Let me give you a little backstory…
The moment I meet a new guy, my immediate reaction to them is: “Oh cool! A new friend!” I don’t know why, but my brain is hardwired to immediately put anyone I just meet into the friend zone.
I don’t know if it’s because I just love being single, or it takes me a moment to warm up to people in a romantic way, but that’s just how I am. Granted, some of my exes have been able to work their way out of it, but friend-zoning is standard behavior for me. I thought this was fairly normal until one of my friends told me that she’s the complete opposite. Any guy she meets is potentially “The One.”
Immediate friend-zoning has worked well for me in life, but has also brought along some uncomfortable encounters. Like recently, when after the gym my daughter and I were waiting for my mother to get dressed and an older man approached me. Being the friendly person I am, I didn’t think anything was wrong when he engaged me in conversation and I reciprocated. However, it became very awkward when I realized I was a sentence away from being asked to go to an early bird special with him.
On top of that, after I gently rebuffed his advances and his suggestion of being my daughter’s new stepfather (I’m not lying), when my mother finally popped up, he started hitting on her! (Dude was a live version of “The Todd.” He didn’t care who he got action from.)
Aside from that unpleasant moment, life at the gym has been going smoothly — or at least it was until I saw him and had to immediately look away.
Let me catch you up.
Ever since I was younger, if I felt immediately attracted to someone, I could not look at them. I don’t know what it was, but even if I wanted to send a nice little smile their way, my eyes treated them like they were solar eclipses and would go out of my way to avoid looking at an object of my affection.
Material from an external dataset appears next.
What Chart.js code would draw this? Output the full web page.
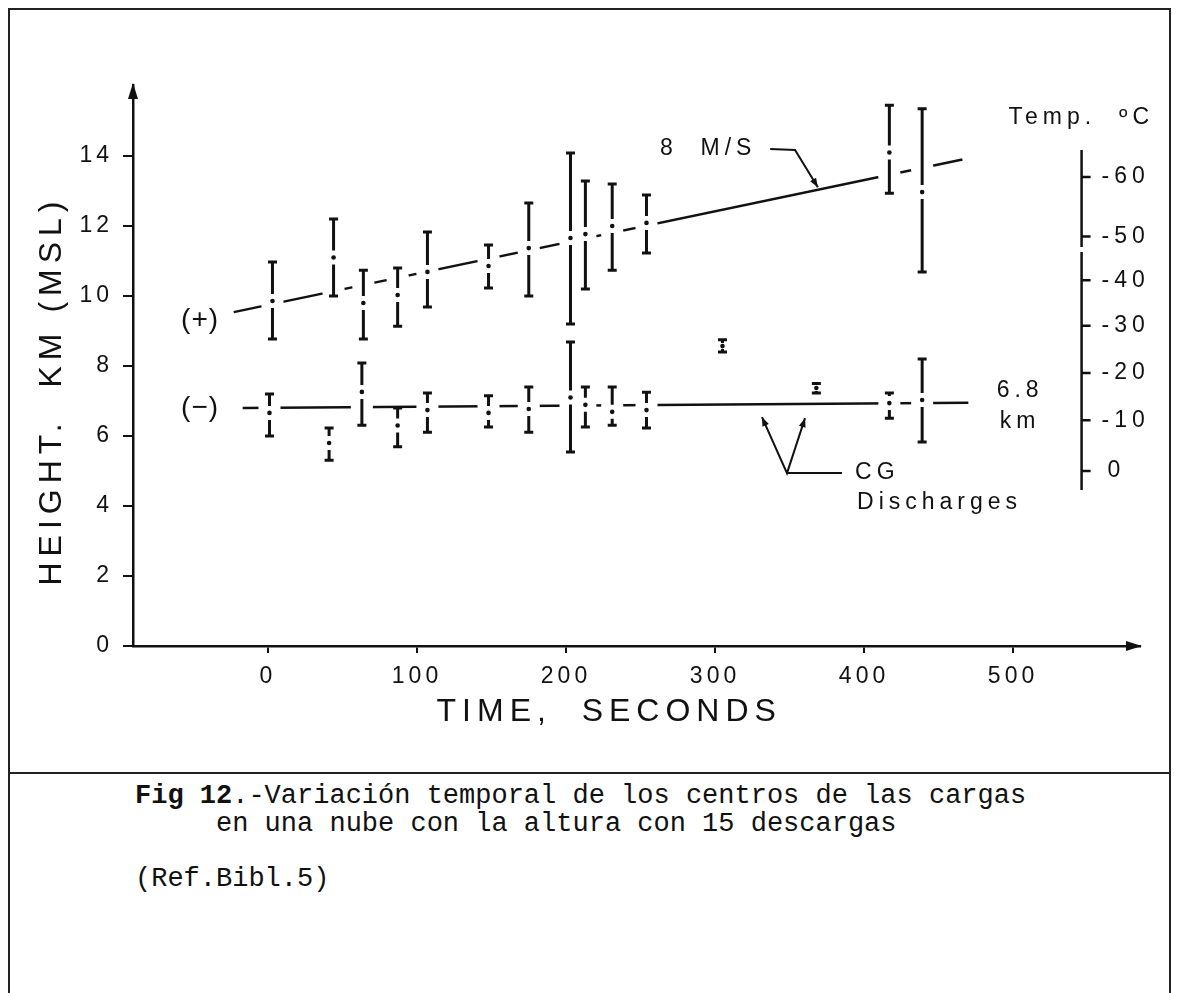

I don’t know why this happens. It’s not one of those cheesy play hard to get attempts at attraction from a ’90s magazines. I honestly just cannot look at a guy who I have an immediate attraction to; I have to ignore them.
Though I try for it not to, sometimes it works for me, and it actually does bring the object of my lust to me. Other times, the crush doesn’t even know that I exist. Eeither way, I end up back in that same “Hi Cute Guy. Yes, I see you, and I’m ignoring you, now, off to crunches!” cycle.
Though this is fairly normal behavior for me, I realized this time that my reason for ignoring the cute guy wasn’t just due to his fine-ness, there was something else going on.
Ever since I first had my daughter, I’ve been engaging in a workout war where I workout for a a few weeks, and then stop. Now I’ve finally hit a good stride where I’m coming to the gym regularly, making healthy lifestyle choices, and seeing really good results. As my weight loss total creeps up to the 30s, I find that I need to ignore Mr. Cutie McCrush-Crush so that I don’t lose focus. I don’t want to get to the point that my desire to go to the gym is no longer based on being a better me, but on seeing him. As much as I think he’s adorable, my inner-feminist won’t allow for my successful weight loss to be due to a guy.
So, I ignore him. If he walks past my machine while I’m huffing and puffing, I don’t look his way. If I’m reading on the bike and he’s next to me, I won’t lower my book by a centimeter. If I’m in the weight zone, and he walks past, we’ll exchange a nondescript head nod, and I go back to finishing my reps.
Though he’s not a factor in my weight loss, like the solar eclipse that my eyes think that he is, he does make the initial arrival to the gym very bright. But after that, I immediately go back to ignoring him.
So thank you, Cute Guy, for your masculine beauty. It’s very appreciated, but also very ignored.